Down the stretch, there were enough off-balance, double-pump threes and halfcourt heaves to make a college basketball fan believe Christmas had come early to Madison Square Garden on Saturday afternoon.
It was the shots the Cats themselves failed to make in an agonizing 10-minute stretch way, way back in the first half that sent John Calipari’s club to its first loss in its last eight games, its first since that opening-night(mare) demolition at the hands of Duke.
“We missed a lot of shots we can’t afford to miss,” said Calipari afterward.
When sophomore forward PJ Washington jammed home an assist from freshman guard Ashton Hagans, Kentucky led the host Pirates 9-4 with 16:54 to go in the first half. Alas, it would be another 10 minutes and 48 seconds before the Cats saw through the ball fall through the nets on a field-goal attempt — Reid Travis muscling home the start of an old-fashioned three-point play at the 6:06 mark.
That Kentucky owned a 19-16 lead when Travis sank the foul shot was either a Christmas miracle or some dreadful offense from Kevin Willard’s Pirates. Take your pick. But UK’s 31-25 halftime lead could’ve/should’ve been more. The door was left open.
Seton Hall’s Myles Powell walked right through it. After a slow start, the 6-foot-2 junior guard, who entered the game having taken nearly twice as many shots as any other Pirate, got it going to the tune of 22 second-half points. Suddenly, Seton Hall led 49-46. And then 54-53. And later 70-67 when Powell hit a ridiculous, falling, double-clutch three from the left wing with 1.5 seconds left.
UK’s Keldon Johnson bought the Cats another five minutes by draining a midcourt buzzer-beater. So after mistakenly thinking it had won the game in regulation, Seton Hall won it in overtime, thanks to Cale’s three.
“I told them after the game, ‘We fought,’” Calipari said. “That was good.”
What isn’t so good is that UK is now 7-0 inside the friendly confines of Rupp Arena and 0-2 outside of it — losing by 34 to Duke and by one to Seton Hall, which had lost to visiting Louisville 70-65 just one week before.
A media person asked Willard, “How would you compare Louisville and Kentucky?”
“I think Kentucky is much more physical, have a much more physical presence inside,” said the coach. “I think Louisville shoots the basketball much better. I don’t think it’s close.”
There’s a recurrent theme to UK’s recent losses, dating back to last season. During the Cats’ four-game February losing streak last year, the Cats went 2-for-20, 3-for-14, 6-for-15 and 3-for-14 from three-point range. In that NCAA Sweet 16 loss to Kansas State, UK bricked nine of a dozen three-point shots.

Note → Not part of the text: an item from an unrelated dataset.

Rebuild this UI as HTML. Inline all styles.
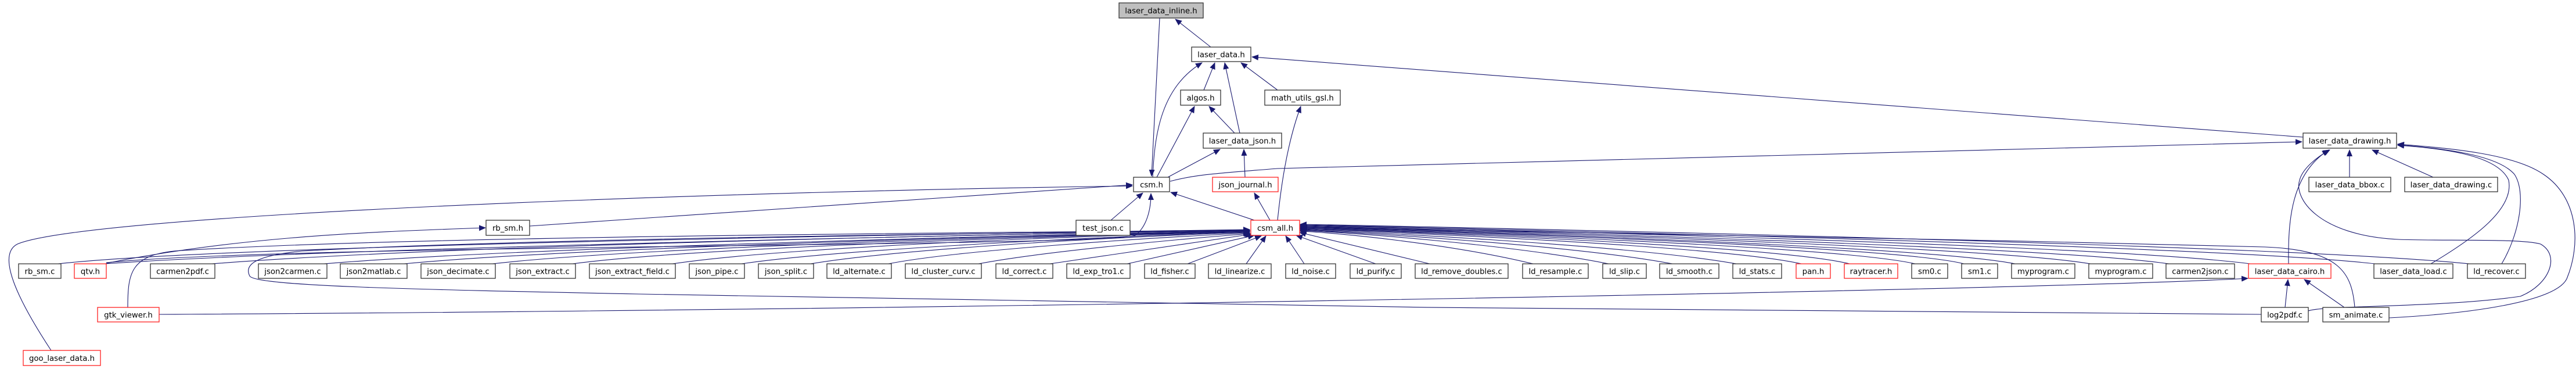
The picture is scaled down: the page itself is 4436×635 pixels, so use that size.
<!DOCTYPE html>
<html><head><meta charset="utf-8"><style>
html,body{margin:0;padding:0;background:#fff;}
svg{display:block;}
text{font-family:"DejaVu Sans","Liberation Sans",sans-serif;font-size:13.3px;fill:#000;text-anchor:middle;}
.n{fill:#fff;stroke:#333;stroke-width:1.3;}
.r{fill:#fff;stroke:#ff2020;stroke-width:1.3;}
.g{fill:#bfbfbf;stroke:#333;stroke-width:1.3;}
path.e{fill:none;stroke:#191970;stroke-width:1.1;}
</style></head><body>
<svg width="4436" height="635" viewBox="0 0 4436 635" xmlns="http://www.w3.org/2000/svg">
<defs>
<marker id="a" markerUnits="userSpaceOnUse" markerWidth="12" markerHeight="10" refX="11" refY="5" orient="auto">
<path d="M0,0 L12,5 L0,10 z" fill="#191970"/>
</marker>
</defs>
<g id="edges">
<path class="e" marker-end="url(#a)" d="M2085,81 L2024,33"/>
<path class="e" marker-end="url(#a)" d="M1997,31 L1983,303"/>
<path class="e" marker-end="url(#a)" d="M1985,305 C1988,230 2000,150 2070,108"/>
<path class="e" marker-end="url(#a)" d="M2073,155 L2092,108"/>
<path class="e" marker-end="url(#a)" d="M2135,229 L2109,108"/>
<path class="e" marker-end="url(#a)" d="M2200,155 L2137,108"/>
<path class="e" marker-end="url(#a)" d="M3966,236 L2156,98"/>
<path class="e" marker-end="url(#a)" d="M1992,305 L2057,183"/>
<path class="e" marker-end="url(#a)" d="M2126,229 L2082,183"/>
<path class="e" marker-end="url(#a)" d="M2011,305 L2101,257"/>
<path class="e" marker-end="url(#a)" d="M2144,305 L2142,257"/>
<path class="e" marker-end="url(#a)" d="M2015,312 C2060,300 2100,298 2200,290 L3964,244"/>
<path class="e" marker-end="url(#a)" d="M2187,379 L2160,332"/>
<path class="e" marker-end="url(#a)" d="M2200,379 C2205,330 2215,250 2240,183"/>
<path class="e" marker-end="url(#a)" d="M1913,379 L1968,332"/>
<path class="e" marker-end="url(#a)" d="M2160,379 L2016,331"/>
<path class="e" marker-end="url(#a)" d="M912,389 L1950,318"/>
<path class="e" marker-end="url(#a)" d="M88,603 C40,530 -10,440 30,420 C150,370 1200,330 1950,320"/>
<path class="e" marker-end="url(#a)" d="M183,453 C400,410 600,400 836,392"/>
<path class="e" marker-end="url(#a)" d="M183,452 C500,420 1900,425 1955,405 C1975,390 1982,360 1982,333"/>
<path class="e" marker-end="url(#a)" d="M220,529 C220,470 225,440 300,432 C700,405 1800,400 2152,396"/>
<path class="e" marker-end="url(#a)" d="M274,541 C1500,535 3500,500 3871,479"/>
<path class="e" marker-end="url(#a)" d="M3894,541 C3000,538 2000,525 1100,506 C700,498 440,492 430,475 C420,455 440,440 520,432 C900,410 1800,400 2152,397"/>
<path class="e" marker-end="url(#a)" d="M3975,535 C4000,525 4200,530 4340,510 C4390,490 4410,440 4375,420 C4340,410 4200,415 4130,412 C3990,405 3950,340 3960,310 C3965,290 3990,270 4012,258"/>
<path class="e" marker-end="url(#a)" d="M3941,454 C3940,380 3945,300 4010,258"/>
<path class="e" marker-end="url(#a)" d="M4046,305 L4046,258"/>
<path class="e" marker-end="url(#a)" d="M4190,305 L4085,258"/>
<path class="e" marker-end="url(#a)" d="M4186,454 C4260,410 4330,360 4320,310 C4300,265 4200,255 4129,250"/>
<path class="e" marker-end="url(#a)" d="M4308,454 C4340,400 4350,330 4330,300 C4300,265 4200,255 4129,249"/>
<path class="e" marker-end="url(#a)" d="M4114,547 C4250,540 4400,520 4420,480 C4445,420 4440,340 4380,300 C4330,265 4220,255 4129,248"/>
<path class="e" marker-end="url(#a)" d="M3935,529 L3940,481"/>
<path class="e" marker-end="url(#a)" d="M4037,529 L3968,481"/>
<path class="e" marker-end="url(#a)" d="M4055,529 C4050,470 4030,430 3900,425 C3300,410 2600,395 2240,391"/>
<!-- bottom row to csm_all.h -->
<path class="e" marker-end="url(#a)" d="M100,454 C400,420 1800,400 2152,395"/>
<path class="e" marker-end="url(#a)" d="M180,454 C600,425 1800,402 2152,396"/>
<path class="e" marker-end="url(#a)" d="M365,454 C800,420 1800,402 2152,396"/>
<path class="e" marker-end="url(#a)" d="M558,454 C900,425 1850,403 2152,397"/>
<path class="e" marker-end="url(#a)" d="M696,454 C1000,425 1850,403 2152,397"/>
<path class="e" marker-end="url(#a)" d="M848,454 C1100,425 1850,404 2152,398"/>
<path class="e" marker-end="url(#a)" d="M986,454 C1200,425 1900,404 2152,398"/>
<path class="e" marker-end="url(#a)" d="M1158,454 C1350,425 1900,404 2152,399"/>
<path class="e" marker-end="url(#a)" d="M1277,454 C1450,428 1950,405 2152,399"/>
<path class="e" marker-end="url(#a)" d="M1396,454 C1550,428 1950,406 2152,400"/>
<path class="e" marker-end="url(#a)" d="M1530,454 C1650,430 2000,408 2152,401"/>
<path class="e" marker-end="url(#a)" d="M1685,454 C1800,432 2050,410 2153,402"/>
<path class="e" marker-end="url(#a)" d="M1808,454 L2155,403"/>
<path class="e" marker-end="url(#a)" d="M1941,454 L2160,405"/>
<path class="e" marker-end="url(#a)" d="M2045,454 L2172,406"/>
<path class="e" marker-end="url(#a)" d="M2146,454 L2180,406"/>
<path class="e" marker-end="url(#a)" d="M2246,454 L2214,406"/>
<path class="e" marker-end="url(#a)" d="M2369,454 L2232,405"/>
<path class="e" marker-end="url(#a)" d="M2462,454 L2238,400"/>
<path class="e" marker-end="url(#a)" d="M2640,454 C2500,420 2300,400 2239,398"/>
<path class="e" marker-end="url(#a)" d="M2770,454 C2600,420 2300,398 2239,397"/>
<path class="e" marker-end="url(#a)" d="M2880,454 C2700,420 2300,398 2239,396"/>
<path class="e" marker-end="url(#a)" d="M2990,454 C2800,420 2300,397 2239,395"/>
<path class="e" marker-end="url(#a)" d="M3102,454 C2950,420 2300,396 2239,394"/>
<path class="e" marker-end="url(#a)" d="M3185,454 C3050,420 2300,395 2239,393"/>
<path class="e" marker-end="url(#a)" d="M3298,454 C3150,420 2300,394 2239,393"/>
<path class="e" marker-end="url(#a)" d="M3382,454 C3250,420 2300,393 2239,392"/>
<path class="e" marker-end="url(#a)" d="M3470,454 C3300,420 2300,392 2239,391"/>
<path class="e" marker-end="url(#a)" d="M3600,454 C3400,420 2300,391 2239,390"/>
<path class="e" marker-end="url(#a)" d="M3735,454 C3500,420 2300,390 2239,389"/>
<path class="e" marker-end="url(#a)" d="M3875,454 C3600,418 2300,389 2239,388"/>
<path class="e" marker-end="url(#a)" d="M4090,454 C3800,420 2300,388 2239,387"/>
<path class="e" marker-end="url(#a)" d="M4252,454 C3900,418 2300,387 2239,386"/>
</g>
<g id="nodes">
<rect class="g" x="1927" y="5" width="145" height="26"/><text x="1999.5" y="23">laser_data_inline.h</text>
<rect class="n" x="2052" y="81" width="102" height="25"/><text x="2103" y="98.5">laser_data.h</text>
<rect class="n" x="2033" y="155" width="69" height="26"/><text x="2067.5" y="173">algos.h</text>
<rect class="n" x="2178" y="155" width="130" height="26"/><text x="2243" y="173">math_utils_gsl.h</text>
<rect class="n" x="2072" y="229" width="135" height="26"/><text x="2139.5" y="247">laser_data_json.h</text>
<rect class="n" x="3966" y="229" width="161" height="26"/><text x="4046.5" y="247">laser_data_drawing.h</text>
<rect class="n" x="1952" y="305" width="62" height="25"/><text x="1983" y="322.5">csm.h</text>
<rect class="r" x="2088" y="305" width="113" height="25"/><text x="2144.5" y="322.5">json_journal.h</text>
<rect class="n" x="3976" y="305" width="141" height="25"/><text x="4046.5" y="322.5">laser_data_bbox.c</text>
<rect class="n" x="4141" y="305" width="160" height="25"/><text x="4221" y="322.5">laser_data_drawing.c</text>
<rect class="n" x="837" y="379" width="75" height="26"/><text x="874.5" y="397">rb_sm.h</text>
<rect class="n" x="1853" y="379" width="93" height="26"/><text x="1899.5" y="397">test_json.c</text>
<rect class="r" x="2154" y="379" width="84" height="26"/><text x="2196" y="397">csm_all.h</text>
<rect class="r" x="168" y="529" width="106" height="25"/><text x="221" y="546.5">gtk_viewer.h</text>
<rect class="n" x="3894" y="529" width="81" height="25"/><text x="3934.5" y="546.5">log2pdf.c</text>
<rect class="n" x="4000" y="529" width="114" height="25"/><text x="4057" y="546.5">sm_animate.c</text>
<rect class="r" x="40" y="603" width="133" height="26"/><text x="106.5" y="621">goo_laser_data.h</text>

<rect class="n" x="32" y="454" width="73" height="25"/><text x="68.5" y="471.5">rb_sm.c</text>
<rect class="r" x="128" y="454" width="55" height="25"/><text x="155.5" y="471.5">qtv.h</text>
<rect class="n" x="259" y="454" width="111" height="25"/><text x="314.5" y="471.5">carmen2pdf.c</text>
<rect class="n" x="445" y="454" width="118" height="25"/><text x="504" y="471.5">json2carmen.c</text>
<rect class="n" x="586" y="454" width="115" height="25"/><text x="643.5" y="471.5">json2matlab.c</text>
<rect class="n" x="725" y="454" width="128" height="25"/><text x="789" y="471.5">json_decimate.c</text>
<rect class="n" x="878" y="454" width="113" height="25"/><text x="934.5" y="471.5">json_extract.c</text>
<rect class="n" x="1015" y="454" width="148" height="25"/><text x="1089" y="471.5">json_extract_field.c</text>
<rect class="n" x="1187" y="454" width="95" height="25"/><text x="1234.5" y="471.5">json_pipe.c</text>
<rect class="n" x="1306" y="454" width="95" height="25"/><text x="1353.5" y="471.5">json_split.c</text>
<rect class="n" x="1424" y="454" width="111" height="25"/><text x="1479.5" y="471.5">ld_alternate.c</text>
<rect class="n" x="1559" y="454" width="131" height="25"/><text x="1624.5" y="471.5">ld_cluster_curv.c</text>
<rect class="n" x="1715" y="454" width="98" height="25"/><text x="1764" y="471.5">ld_correct.c</text>
<rect class="n" x="1837" y="454" width="109" height="25"/><text x="1891.5" y="471.5">ld_exp_tro1.c</text>
<rect class="n" x="1971" y="454" width="87" height="25"/><text x="2014.5" y="471.5">ld_fisher.c</text>
<rect class="n" x="2081" y="454" width="108" height="25"/><text x="2135" y="471.5">ld_linearize.c</text>
<rect class="n" x="2214" y="454" width="86" height="25"/><text x="2257" y="471.5">ld_noise.c</text>
<rect class="n" x="2325" y="454" width="88" height="25"/><text x="2369" y="471.5">ld_purify.c</text>
<rect class="n" x="2437" y="454" width="160" height="25"/><text x="2517" y="471.5">ld_remove_doubles.c</text>
<rect class="n" x="2622" y="454" width="113" height="25"/><text x="2678.5" y="471.5">ld_resample.c</text>
<rect class="n" x="2760" y="454" width="75" height="25"/><text x="2797.5" y="471.5">ld_slip.c</text>
<rect class="n" x="2858" y="454" width="102" height="25"/><text x="2909" y="471.5">ld_smooth.c</text>
<rect class="n" x="2984" y="454" width="84" height="25"/><text x="3026" y="471.5">ld_stats.c</text>
<rect class="r" x="3093" y="454" width="59" height="25"/><text x="3122.5" y="471.5">pan.h</text>
<rect class="r" x="3176" y="454" width="92" height="25"/><text x="3222" y="471.5">raytracer.h</text>
<rect class="n" x="3292" y="454" width="62" height="25"/><text x="3323" y="471.5">sm0.c</text>
<rect class="n" x="3378" y="454" width="62" height="25"/><text x="3409" y="471.5">sm1.c</text>
<rect class="n" x="3464" y="454" width="109" height="25"/><text x="3518.5" y="471.5">myprogram.c</text>
<rect class="n" x="3597" y="454" width="110" height="25"/><text x="3652" y="471.5">myprogram.c</text>
<rect class="n" x="3730" y="454" width="118" height="25"/><text x="3789" y="471.5">carmen2json.c</text>
<rect class="r" x="3872" y="454" width="142" height="25"/><text x="3943" y="471.5">laser_data_cairo.h</text>
<rect class="n" x="4088" y="454" width="136" height="25"/><text x="4156" y="471.5">laser_data_load.c</text>
<rect class="n" x="4249" y="454" width="100" height="25"/><text x="4299" y="471.5">ld_recover.c</text>
</g>
</svg>
</body></html>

In the eye of the tsunami that was Duke, UK went four of 17 from three. Saturday? The Cats were just five of 20. One of the five was Johnson’s answered prayer. Otherwise, he was one of five. Fellow freshman Tyler Herro missed all six of his three-point attempts.
“Most of them, I don’t think anybody was near him,” Calipari said.
So how good is Seton Hall? The Pirates are now 6-3 with losses to Nebraska, Saint Louis and U of L. They lost four seniors off an NCAA Tournament team last season. Willard joked that’s probably why Kentucky scheduled the game. “We’ve been known to do the same,” said the coach with a grin.
How good is Kentucky? It’s still way too soon to draw definitive conclusions, but Calipari isn’t sandbagging when he says the Cats have a ways to go. He praised his team’s fight on Saturday. Because of that, he said he wasn’t discouraged “in any way.”
Effort is essential, but soon enough these young Cats will have to execute. Long droughts are tough to survive. That’s the lesson the Cats should take back from the Big Apple.